▼▼▼

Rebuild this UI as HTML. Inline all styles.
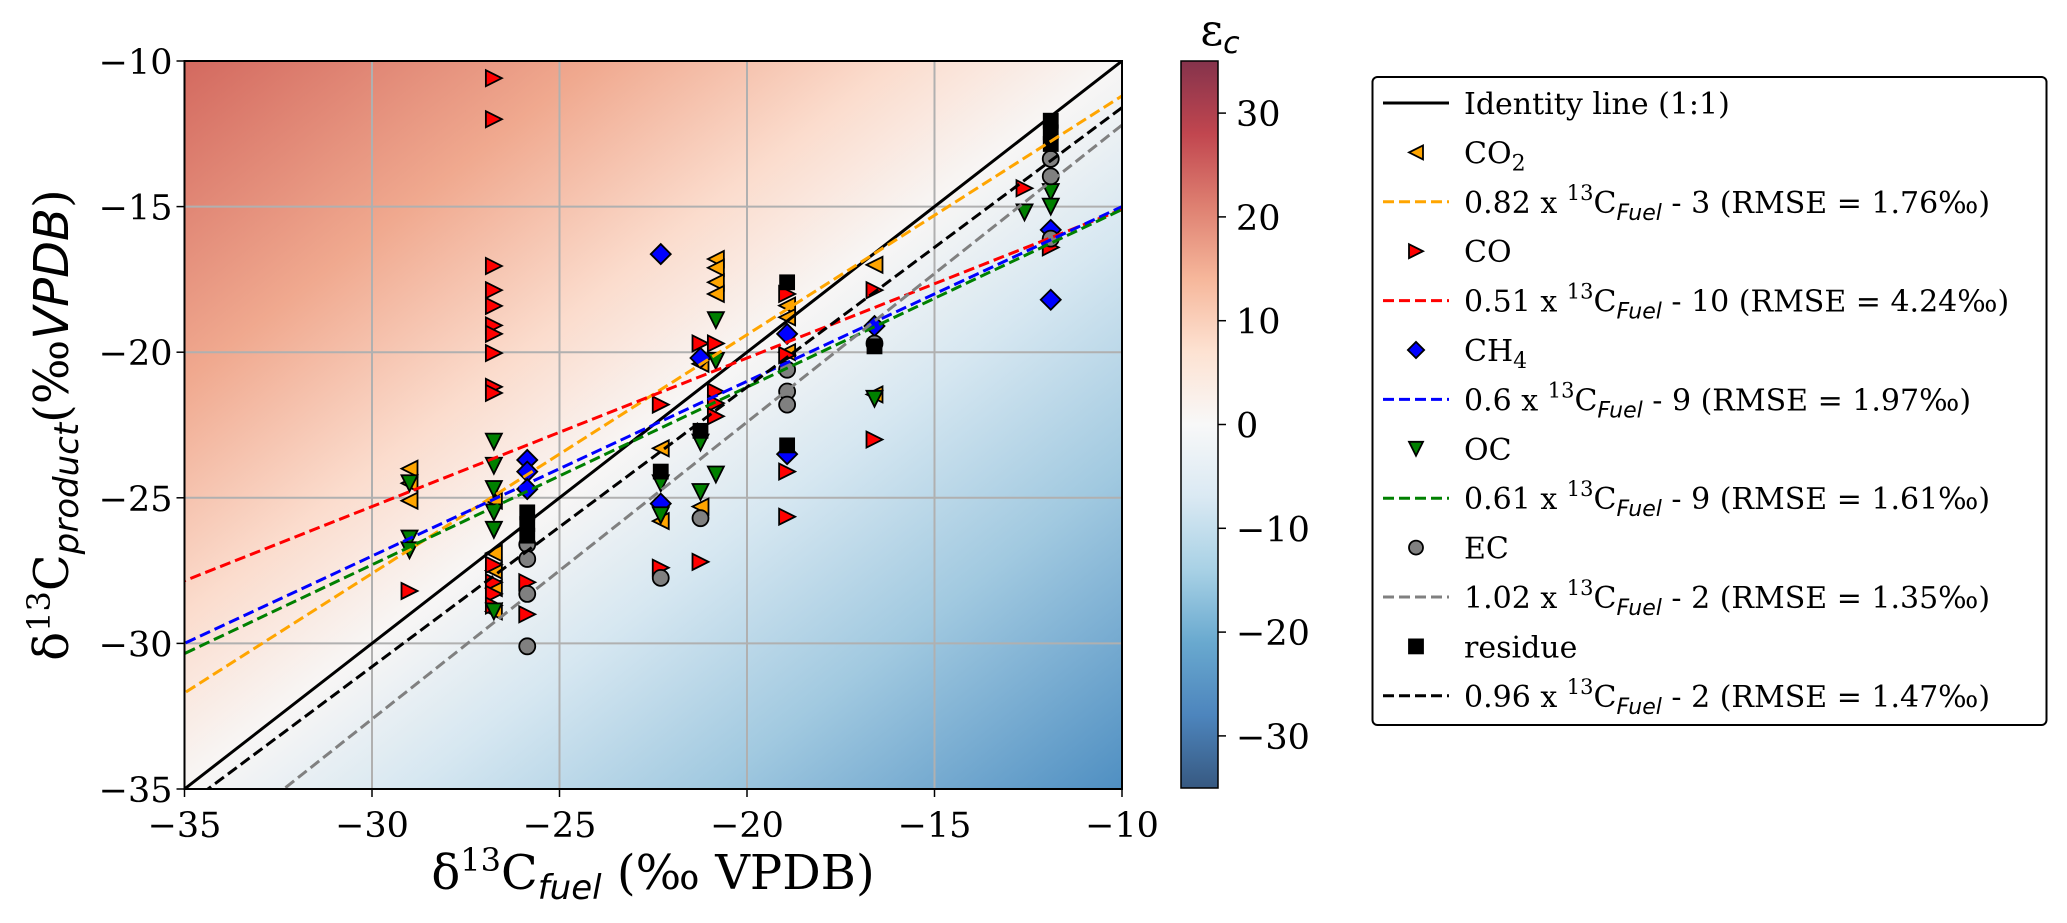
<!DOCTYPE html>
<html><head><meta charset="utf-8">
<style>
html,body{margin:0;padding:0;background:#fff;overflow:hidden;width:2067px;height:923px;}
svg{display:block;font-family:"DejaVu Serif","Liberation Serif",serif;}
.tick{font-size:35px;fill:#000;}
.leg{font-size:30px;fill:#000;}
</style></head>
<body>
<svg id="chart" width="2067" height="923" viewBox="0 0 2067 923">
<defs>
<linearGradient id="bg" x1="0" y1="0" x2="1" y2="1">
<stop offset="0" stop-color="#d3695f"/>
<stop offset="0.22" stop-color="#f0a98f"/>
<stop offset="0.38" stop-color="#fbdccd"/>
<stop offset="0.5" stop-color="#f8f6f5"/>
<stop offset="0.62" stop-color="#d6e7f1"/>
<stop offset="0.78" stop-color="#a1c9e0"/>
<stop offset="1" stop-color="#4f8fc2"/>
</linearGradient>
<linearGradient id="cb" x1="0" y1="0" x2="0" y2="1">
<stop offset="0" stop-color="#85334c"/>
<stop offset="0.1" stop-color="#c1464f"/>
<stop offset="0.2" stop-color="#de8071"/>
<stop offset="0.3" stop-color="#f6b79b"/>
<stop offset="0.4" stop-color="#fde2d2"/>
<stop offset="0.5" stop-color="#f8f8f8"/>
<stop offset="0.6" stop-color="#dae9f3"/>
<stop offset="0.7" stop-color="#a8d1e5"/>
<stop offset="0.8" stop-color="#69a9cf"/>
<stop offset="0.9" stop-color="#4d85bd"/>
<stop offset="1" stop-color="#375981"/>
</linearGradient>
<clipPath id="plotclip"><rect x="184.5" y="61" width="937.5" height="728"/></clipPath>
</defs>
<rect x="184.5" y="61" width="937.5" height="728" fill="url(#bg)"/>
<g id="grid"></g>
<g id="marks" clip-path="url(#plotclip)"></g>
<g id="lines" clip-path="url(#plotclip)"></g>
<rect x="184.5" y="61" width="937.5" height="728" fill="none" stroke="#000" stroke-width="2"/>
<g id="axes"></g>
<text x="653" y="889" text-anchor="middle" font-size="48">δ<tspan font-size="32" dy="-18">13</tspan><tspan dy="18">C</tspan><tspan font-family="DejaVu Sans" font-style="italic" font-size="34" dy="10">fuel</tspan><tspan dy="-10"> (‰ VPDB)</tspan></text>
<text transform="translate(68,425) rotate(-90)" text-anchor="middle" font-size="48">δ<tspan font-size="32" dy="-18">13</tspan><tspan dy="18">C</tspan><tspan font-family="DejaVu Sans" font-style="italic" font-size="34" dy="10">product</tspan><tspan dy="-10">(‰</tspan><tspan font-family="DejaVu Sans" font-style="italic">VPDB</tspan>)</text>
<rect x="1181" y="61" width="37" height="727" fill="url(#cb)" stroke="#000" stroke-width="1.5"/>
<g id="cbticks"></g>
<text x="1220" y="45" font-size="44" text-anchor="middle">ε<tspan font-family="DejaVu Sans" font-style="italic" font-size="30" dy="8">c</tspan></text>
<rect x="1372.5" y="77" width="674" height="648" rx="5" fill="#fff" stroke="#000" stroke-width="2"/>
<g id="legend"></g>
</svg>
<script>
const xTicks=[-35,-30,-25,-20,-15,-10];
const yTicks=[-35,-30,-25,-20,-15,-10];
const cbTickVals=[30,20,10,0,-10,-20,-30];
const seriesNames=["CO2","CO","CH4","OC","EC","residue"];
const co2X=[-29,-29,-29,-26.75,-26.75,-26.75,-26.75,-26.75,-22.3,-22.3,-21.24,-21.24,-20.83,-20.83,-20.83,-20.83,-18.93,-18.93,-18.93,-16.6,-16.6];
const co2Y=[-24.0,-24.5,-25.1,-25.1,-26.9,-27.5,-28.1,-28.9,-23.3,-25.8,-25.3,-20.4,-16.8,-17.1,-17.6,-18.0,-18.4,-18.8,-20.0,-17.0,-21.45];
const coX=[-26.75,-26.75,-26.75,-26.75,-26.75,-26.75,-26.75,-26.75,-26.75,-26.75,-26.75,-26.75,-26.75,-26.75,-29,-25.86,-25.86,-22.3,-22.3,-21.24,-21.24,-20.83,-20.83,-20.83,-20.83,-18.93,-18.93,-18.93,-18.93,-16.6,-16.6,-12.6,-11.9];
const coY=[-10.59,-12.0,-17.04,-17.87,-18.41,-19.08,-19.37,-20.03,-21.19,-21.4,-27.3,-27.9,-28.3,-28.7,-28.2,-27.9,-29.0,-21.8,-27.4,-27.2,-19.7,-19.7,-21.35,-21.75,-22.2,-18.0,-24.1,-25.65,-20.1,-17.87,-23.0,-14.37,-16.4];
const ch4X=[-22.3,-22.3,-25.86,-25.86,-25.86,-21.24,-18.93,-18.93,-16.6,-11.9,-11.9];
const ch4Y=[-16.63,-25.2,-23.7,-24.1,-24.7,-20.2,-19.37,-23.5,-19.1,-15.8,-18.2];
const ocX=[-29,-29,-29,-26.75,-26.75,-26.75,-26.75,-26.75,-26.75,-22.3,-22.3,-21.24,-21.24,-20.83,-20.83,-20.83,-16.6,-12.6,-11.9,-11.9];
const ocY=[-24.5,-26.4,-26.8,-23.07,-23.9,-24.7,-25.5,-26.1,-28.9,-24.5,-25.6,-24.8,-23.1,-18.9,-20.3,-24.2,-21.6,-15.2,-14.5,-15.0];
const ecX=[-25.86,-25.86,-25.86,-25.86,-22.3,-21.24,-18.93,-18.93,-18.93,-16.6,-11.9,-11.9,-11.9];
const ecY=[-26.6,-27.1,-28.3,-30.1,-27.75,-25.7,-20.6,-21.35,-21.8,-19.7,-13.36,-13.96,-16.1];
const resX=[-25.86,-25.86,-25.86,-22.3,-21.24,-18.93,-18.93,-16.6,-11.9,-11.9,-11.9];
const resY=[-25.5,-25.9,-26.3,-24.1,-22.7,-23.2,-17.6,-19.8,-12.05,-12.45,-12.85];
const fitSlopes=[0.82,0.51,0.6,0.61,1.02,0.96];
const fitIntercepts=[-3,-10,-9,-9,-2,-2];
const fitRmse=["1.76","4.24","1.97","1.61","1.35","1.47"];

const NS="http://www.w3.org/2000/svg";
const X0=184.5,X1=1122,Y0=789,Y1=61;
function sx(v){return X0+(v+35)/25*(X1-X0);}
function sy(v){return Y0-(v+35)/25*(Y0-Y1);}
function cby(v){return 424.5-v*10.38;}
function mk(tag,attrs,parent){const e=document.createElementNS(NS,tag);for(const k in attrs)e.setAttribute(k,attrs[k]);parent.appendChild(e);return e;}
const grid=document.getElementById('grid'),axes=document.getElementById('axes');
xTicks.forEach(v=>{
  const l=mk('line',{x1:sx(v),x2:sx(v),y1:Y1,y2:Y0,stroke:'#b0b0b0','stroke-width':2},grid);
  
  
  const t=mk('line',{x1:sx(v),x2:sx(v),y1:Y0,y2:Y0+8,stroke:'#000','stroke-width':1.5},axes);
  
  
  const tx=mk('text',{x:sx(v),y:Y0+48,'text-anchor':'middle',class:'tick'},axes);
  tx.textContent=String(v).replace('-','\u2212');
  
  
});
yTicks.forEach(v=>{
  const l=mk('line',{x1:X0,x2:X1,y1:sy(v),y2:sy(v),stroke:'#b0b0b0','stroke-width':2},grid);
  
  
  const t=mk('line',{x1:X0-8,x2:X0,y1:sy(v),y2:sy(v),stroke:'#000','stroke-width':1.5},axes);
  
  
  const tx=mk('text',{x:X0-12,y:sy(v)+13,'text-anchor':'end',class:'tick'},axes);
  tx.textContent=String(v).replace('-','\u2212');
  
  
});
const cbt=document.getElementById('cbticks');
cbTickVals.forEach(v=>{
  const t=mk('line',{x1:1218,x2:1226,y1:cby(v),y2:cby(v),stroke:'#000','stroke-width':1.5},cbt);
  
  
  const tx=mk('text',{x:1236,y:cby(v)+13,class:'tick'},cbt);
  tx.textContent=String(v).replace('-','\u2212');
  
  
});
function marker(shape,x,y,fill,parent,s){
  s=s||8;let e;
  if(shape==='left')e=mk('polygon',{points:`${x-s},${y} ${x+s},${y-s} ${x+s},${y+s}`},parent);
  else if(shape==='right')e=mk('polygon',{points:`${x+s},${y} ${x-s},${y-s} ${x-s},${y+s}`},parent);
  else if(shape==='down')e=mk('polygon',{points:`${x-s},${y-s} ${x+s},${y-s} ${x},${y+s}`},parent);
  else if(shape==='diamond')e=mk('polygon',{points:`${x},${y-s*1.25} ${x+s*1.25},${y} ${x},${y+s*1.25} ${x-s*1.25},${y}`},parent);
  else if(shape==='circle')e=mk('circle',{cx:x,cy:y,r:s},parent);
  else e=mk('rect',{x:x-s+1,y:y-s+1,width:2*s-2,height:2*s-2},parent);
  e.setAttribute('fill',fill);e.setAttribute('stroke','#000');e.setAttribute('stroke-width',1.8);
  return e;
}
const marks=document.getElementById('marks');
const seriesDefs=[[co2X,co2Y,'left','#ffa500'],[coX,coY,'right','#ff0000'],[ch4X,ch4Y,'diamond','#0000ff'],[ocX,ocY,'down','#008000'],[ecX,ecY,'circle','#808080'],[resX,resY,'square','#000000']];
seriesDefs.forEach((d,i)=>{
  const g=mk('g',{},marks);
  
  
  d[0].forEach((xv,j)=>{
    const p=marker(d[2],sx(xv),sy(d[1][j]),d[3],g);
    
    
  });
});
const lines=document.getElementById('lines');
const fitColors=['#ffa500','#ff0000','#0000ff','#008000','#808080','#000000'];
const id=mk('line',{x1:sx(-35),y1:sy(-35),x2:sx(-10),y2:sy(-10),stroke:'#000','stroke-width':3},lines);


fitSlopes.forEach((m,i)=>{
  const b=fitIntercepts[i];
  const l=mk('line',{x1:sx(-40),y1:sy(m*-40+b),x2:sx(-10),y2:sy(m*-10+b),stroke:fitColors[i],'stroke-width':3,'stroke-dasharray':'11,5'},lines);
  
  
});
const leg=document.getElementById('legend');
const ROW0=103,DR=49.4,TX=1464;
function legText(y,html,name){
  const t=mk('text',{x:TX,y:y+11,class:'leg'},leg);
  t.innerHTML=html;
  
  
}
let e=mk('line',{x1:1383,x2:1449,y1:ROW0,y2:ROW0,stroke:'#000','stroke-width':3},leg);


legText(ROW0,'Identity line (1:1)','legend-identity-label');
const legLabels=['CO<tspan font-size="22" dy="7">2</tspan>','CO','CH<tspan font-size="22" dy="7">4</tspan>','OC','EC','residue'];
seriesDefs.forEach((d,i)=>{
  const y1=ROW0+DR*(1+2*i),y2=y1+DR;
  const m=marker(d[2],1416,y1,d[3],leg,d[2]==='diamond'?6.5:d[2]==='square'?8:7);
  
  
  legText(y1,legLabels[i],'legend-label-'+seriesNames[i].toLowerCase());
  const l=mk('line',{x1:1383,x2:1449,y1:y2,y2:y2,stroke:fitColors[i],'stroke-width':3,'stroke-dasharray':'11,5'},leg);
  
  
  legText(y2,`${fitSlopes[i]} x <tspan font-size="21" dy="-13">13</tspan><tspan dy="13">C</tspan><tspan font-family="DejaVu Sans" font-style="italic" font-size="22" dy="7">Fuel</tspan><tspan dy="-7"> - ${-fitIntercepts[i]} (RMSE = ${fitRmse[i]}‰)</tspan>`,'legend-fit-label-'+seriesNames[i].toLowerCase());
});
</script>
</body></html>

▲▲▲
▼▼▼

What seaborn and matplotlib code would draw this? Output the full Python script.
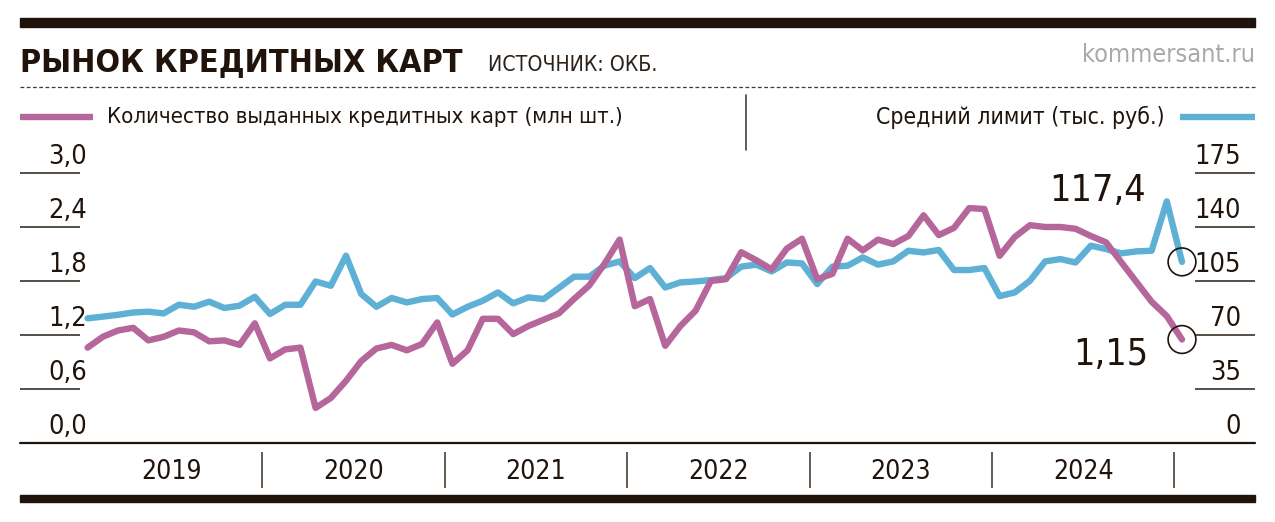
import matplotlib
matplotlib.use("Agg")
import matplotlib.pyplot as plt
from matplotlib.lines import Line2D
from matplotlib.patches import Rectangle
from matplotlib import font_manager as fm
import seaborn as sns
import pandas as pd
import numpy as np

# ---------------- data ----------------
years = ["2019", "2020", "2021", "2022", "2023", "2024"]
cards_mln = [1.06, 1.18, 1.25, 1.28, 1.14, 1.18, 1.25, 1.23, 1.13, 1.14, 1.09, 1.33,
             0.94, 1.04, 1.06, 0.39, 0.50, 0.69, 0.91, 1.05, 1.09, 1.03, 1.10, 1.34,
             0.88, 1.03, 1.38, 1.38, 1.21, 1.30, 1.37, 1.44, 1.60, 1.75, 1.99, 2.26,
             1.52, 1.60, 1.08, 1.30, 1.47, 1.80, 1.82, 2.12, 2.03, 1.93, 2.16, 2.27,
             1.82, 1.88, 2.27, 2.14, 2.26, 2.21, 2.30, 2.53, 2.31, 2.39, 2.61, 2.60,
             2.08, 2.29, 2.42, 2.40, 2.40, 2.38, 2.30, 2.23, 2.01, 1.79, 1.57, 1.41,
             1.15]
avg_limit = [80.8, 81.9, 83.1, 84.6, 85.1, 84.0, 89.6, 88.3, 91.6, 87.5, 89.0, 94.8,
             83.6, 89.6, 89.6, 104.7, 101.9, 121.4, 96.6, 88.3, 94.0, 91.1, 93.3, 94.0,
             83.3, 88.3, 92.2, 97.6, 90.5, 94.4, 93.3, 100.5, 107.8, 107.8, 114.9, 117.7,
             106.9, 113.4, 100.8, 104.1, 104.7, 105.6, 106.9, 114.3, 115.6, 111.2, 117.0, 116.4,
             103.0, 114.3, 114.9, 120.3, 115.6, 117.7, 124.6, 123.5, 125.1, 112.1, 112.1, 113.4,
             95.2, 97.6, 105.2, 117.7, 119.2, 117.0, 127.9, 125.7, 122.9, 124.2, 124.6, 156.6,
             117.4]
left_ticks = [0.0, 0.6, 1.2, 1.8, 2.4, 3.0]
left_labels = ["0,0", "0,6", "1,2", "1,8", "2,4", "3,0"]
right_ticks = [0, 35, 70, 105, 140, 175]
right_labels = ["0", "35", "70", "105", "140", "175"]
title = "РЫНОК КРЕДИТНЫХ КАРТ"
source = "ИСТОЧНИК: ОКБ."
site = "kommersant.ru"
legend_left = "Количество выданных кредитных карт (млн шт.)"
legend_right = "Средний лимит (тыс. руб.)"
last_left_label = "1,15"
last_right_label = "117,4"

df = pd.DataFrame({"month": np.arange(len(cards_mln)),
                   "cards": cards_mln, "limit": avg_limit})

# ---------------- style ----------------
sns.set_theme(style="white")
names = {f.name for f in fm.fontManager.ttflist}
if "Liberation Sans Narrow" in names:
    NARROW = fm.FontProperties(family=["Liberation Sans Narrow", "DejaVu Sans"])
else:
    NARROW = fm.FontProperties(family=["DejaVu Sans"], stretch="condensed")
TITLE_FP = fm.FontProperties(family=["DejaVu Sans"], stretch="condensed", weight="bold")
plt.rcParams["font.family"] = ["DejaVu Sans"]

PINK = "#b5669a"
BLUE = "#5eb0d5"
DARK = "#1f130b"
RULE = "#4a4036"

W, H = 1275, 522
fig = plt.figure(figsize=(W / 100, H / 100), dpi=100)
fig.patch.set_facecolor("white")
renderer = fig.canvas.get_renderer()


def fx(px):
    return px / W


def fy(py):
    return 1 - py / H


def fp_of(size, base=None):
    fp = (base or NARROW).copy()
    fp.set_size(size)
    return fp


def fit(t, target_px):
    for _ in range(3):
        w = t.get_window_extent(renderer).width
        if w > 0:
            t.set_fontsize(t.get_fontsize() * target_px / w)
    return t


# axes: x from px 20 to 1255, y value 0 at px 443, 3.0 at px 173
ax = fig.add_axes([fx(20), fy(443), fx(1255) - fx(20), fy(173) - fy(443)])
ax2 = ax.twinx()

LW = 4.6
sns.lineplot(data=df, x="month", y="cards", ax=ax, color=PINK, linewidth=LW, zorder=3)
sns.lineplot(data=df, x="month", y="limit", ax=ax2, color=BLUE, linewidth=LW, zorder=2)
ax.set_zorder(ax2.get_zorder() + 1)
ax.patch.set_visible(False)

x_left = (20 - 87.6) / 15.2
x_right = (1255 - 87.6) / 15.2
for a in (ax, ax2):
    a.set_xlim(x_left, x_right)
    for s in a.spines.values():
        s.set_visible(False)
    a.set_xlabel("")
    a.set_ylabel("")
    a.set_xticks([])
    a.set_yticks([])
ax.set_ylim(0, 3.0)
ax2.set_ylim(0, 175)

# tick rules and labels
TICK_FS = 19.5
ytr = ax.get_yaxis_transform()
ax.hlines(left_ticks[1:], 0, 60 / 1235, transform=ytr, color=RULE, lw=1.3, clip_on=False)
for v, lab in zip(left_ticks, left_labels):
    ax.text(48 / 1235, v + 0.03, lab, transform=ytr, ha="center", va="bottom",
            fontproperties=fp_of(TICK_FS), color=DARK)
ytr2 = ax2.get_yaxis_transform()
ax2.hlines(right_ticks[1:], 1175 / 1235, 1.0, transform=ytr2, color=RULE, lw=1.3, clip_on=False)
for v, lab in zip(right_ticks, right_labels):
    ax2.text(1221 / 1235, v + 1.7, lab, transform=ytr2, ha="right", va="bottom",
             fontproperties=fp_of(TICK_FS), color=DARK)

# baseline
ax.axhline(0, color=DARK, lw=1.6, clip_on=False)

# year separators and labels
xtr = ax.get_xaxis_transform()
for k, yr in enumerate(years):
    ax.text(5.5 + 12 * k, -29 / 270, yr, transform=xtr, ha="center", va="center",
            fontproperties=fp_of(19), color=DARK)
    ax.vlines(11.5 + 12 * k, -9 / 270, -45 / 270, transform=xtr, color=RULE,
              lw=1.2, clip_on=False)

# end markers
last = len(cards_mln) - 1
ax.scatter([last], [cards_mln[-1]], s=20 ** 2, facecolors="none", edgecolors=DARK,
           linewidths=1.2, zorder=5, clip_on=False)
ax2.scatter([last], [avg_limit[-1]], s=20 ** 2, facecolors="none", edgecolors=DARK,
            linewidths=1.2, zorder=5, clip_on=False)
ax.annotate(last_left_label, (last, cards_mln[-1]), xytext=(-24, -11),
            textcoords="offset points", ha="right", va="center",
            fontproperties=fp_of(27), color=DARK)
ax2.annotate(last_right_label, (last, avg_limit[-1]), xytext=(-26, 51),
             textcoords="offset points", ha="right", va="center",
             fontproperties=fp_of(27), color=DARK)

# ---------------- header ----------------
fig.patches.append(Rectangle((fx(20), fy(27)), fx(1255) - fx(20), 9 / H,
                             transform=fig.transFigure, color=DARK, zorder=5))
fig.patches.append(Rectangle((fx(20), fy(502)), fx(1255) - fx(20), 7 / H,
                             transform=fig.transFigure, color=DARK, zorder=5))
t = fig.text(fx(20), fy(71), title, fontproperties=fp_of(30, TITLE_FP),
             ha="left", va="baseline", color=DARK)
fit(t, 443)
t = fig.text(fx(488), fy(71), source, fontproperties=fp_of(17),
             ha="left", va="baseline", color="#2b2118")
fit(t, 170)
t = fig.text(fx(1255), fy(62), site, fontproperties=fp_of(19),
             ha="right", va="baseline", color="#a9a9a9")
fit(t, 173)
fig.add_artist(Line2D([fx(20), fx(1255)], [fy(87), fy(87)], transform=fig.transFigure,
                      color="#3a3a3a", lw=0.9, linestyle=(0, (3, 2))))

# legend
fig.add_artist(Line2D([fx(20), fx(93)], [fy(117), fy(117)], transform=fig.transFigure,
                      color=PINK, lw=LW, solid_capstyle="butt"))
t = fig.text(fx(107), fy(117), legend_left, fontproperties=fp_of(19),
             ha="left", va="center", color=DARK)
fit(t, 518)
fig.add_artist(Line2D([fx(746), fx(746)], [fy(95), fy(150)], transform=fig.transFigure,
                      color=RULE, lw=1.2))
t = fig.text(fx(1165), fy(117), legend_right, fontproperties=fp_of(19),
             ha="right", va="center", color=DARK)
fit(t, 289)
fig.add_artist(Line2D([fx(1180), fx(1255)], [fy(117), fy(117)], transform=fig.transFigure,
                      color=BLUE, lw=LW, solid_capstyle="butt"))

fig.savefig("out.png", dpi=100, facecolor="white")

▲▲▲

**TASK PROMPT**
Go to the line containing "What seaborn and" and copy exactly from there through the line containing "import numpy as np", both included, and nothing more. Pictures are excluded.

**RESPONSE TO THE TASK**
What seaborn and matplotlib code would draw this? Output the full Python script.
import matplotlib
matplotlib.use("Agg")
import matplotlib.pyplot as plt
from matplotlib.lines import Line2D
from matplotlib.patches import Rectangle
from matplotlib import font_manager as fm
import seaborn as sns
import pandas as pd
import numpy as np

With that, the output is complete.